Political retribution must stop

Reports of intimidation, persecution and harassment of people considered sympathetic to parties other than Zanu (PF) have been trickling in from all corners of the country since the election results were announced.

Paul Bogaert
Paul Bogaert

Some have been ejected from their homes, others threatened with harm and yet others ordered to surrender the regalia of the party of their choice. While most of these reports emanate from rural areas, people are being threatened and victimised even in urban areas such as Harare. It is disturbing to note that the police continues to insist that it is not aware of these incidents.

Zimbabwe was hailed for maintaining peace throughout the elections. Even though there are concerns regarding the legitimacy of the poll, it was encouraging to see Zimbabweans of all political persuasions campaigning without the usual victimisation.

It is therefore tragic that there is a resurgence of political violence after the elections, and we are urging all relevant authorities, including the police who should investigate these reports, to put a stop to it.

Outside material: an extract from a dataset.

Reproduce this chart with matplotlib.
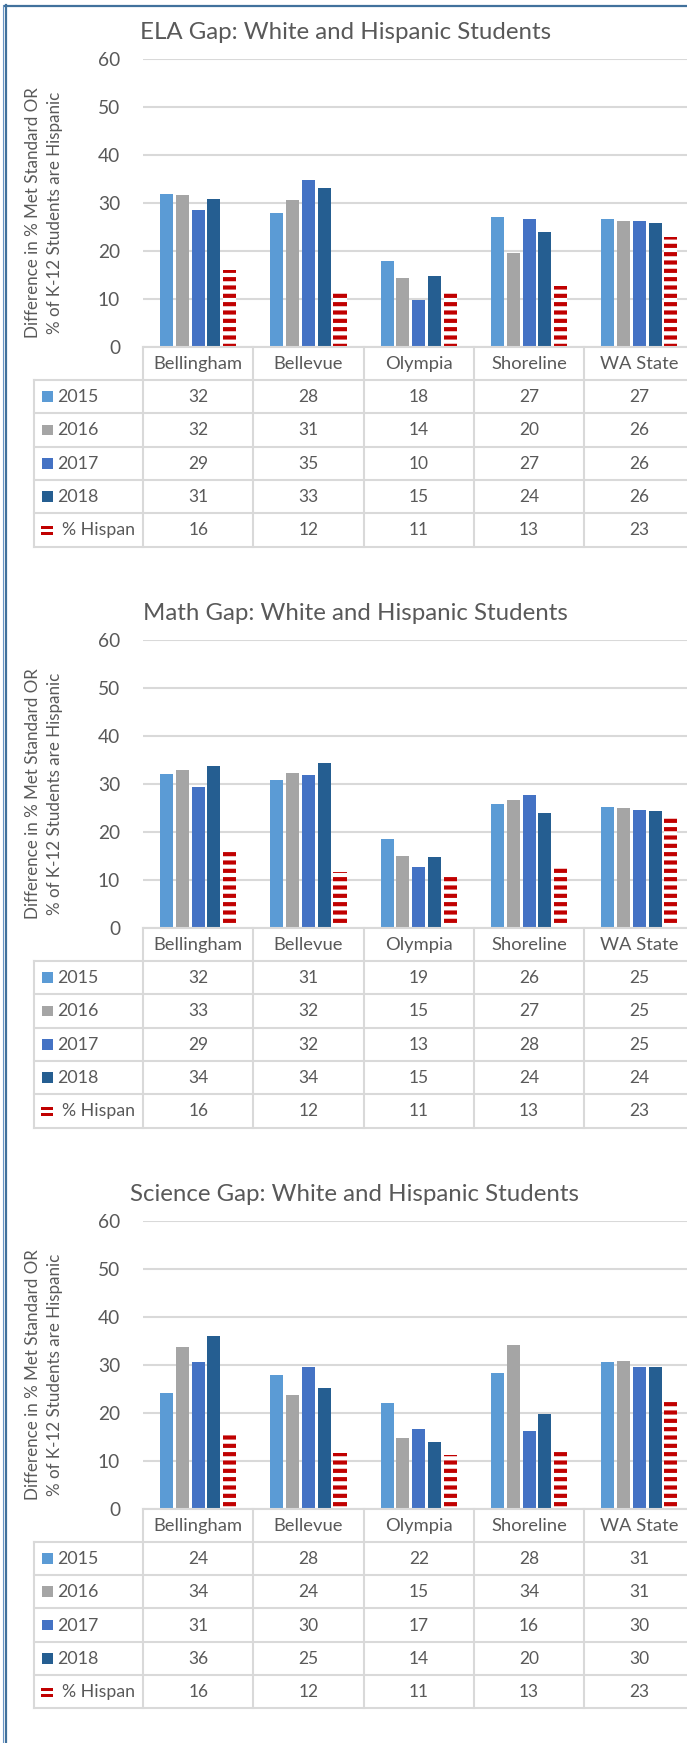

Considering that the acts of violence are reportedly being perpetrated by Zanu (PF) supporters, it is incumbent on the party to ensure that they refrain from the retribution. It seems to have been for the party to send a message of peace to its followers in the run-up to the elections, so there is no reason why it cannot do so again now.

It is criminal and unconstitutional for some misguided elements to punish others for their political persuasions. The constitution clearly provides for Zimbabweans to support a party of their choice.

Parties such as MDC-T, MDC-N and others are legally registered political institutions that should be given the respect they deserve, and so should their followers.

It is even more disturbing that a party that claims to have won with a landslide victory is the one that is victimising its opponents. Instead of celebrating their victory, they are busy persecuting those they suspect did not vote for their party. Does that make sense?

We note with concern that President-elect Robert Mugabe and his Zanu (PF) have not publicly condemned the acts of their followers. Neither have they urged these so-called party faithfuls to seriously consider the harm they are doing to the party itself.

If this trend is not arrested urgently, it would be easy for Zimbabwe to degenerate into a crisis, and we are too weary for that.